Author: Michael Avallone

Format: Paperback edition, Popular Library

Published: 1967

felonysquadnovel

I am a sucker for TV tie-in detective/police novels.  In some cases, it’s a guilty pleasure as the quality of such books, done largely to capitalize on the success or the hopeful success of a tv property, varies dramatically.  But yeah, if You want to get my attention, dangle a tie-in novel in front of me, either an adaptation of an episode or an original. Either way, i’m liable to bite.

‘The Felony Squad’ is a novel based on the television show of the same name that ran on ABC from 1966 to 1969 for 73 episodes.  Michael Avallone, the author, made quite a name for himself as a prolific author of TV tie-ins.  From the obscure, which this show would probably qualify as, to the well known shows, like Hawaii Five-O, Avallone was the go to man for decades to turn film properties into paperback tales.  So, those hits and misses for TV tie-ins were often hits and misses for Avallone.

‘The Felony Squad’ sort of hits midway between hit and miss.

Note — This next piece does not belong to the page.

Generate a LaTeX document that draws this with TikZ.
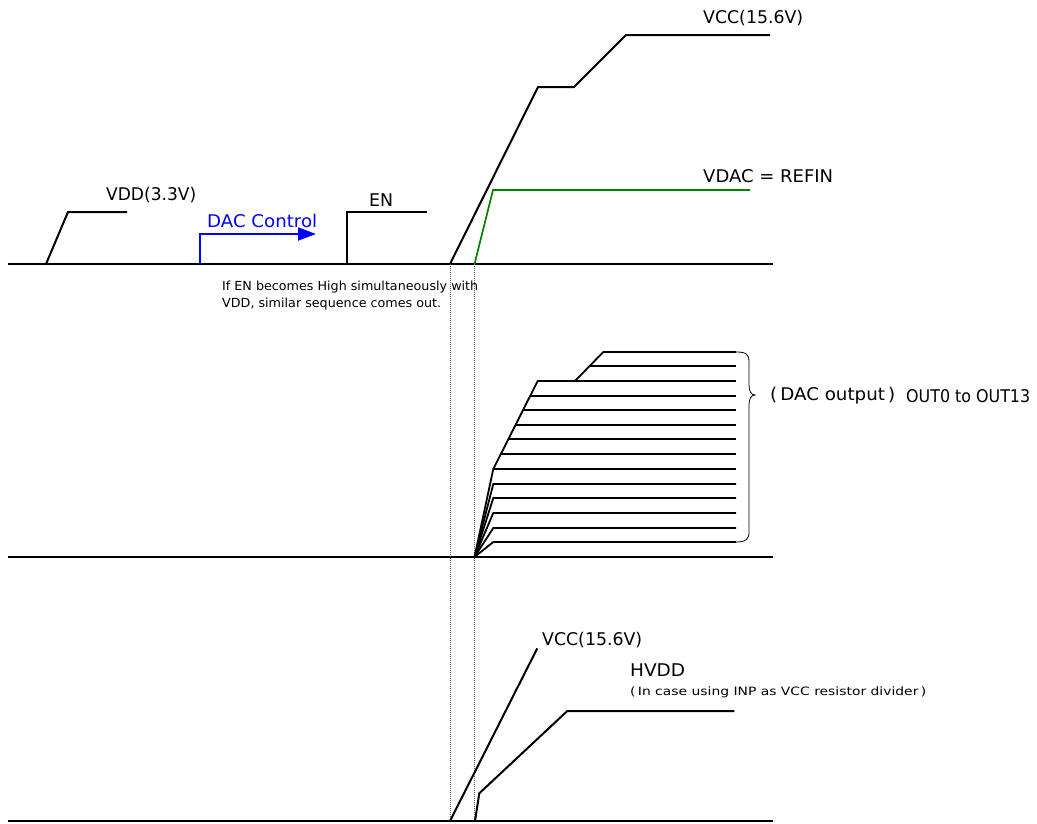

A cop killer is on the loose in the city that Sergeant Sam Stone and his partner Jim Briggs protect as a part of The Felony Squad.  But this is not just any killer.  Fascinated by western movies, this murderer targets cops in ‘high noon’ showdown quickdraw contests and wears not only a cowboy get up, but also a two gun western rig. The story follows from the first kill to the last, interchanging between the murderer’s viewpoint and the process by which The Felony Squad works desperately to find out who is targeting badges before another uniformed officer dies.

‘The Felony Squad’ is a book that seems trying too hard to be too many different things.  It wants to be a police procedural, and does a decent job at that.  It also strives to be a thriller and succeeds at that for the first half, but doesn’t maintain the pace necessary from halfway through the book to the end to build the right amount of tension all the way through.   It even tries to be a character study, laying open both the killer and Same Stone to investigation and introspection.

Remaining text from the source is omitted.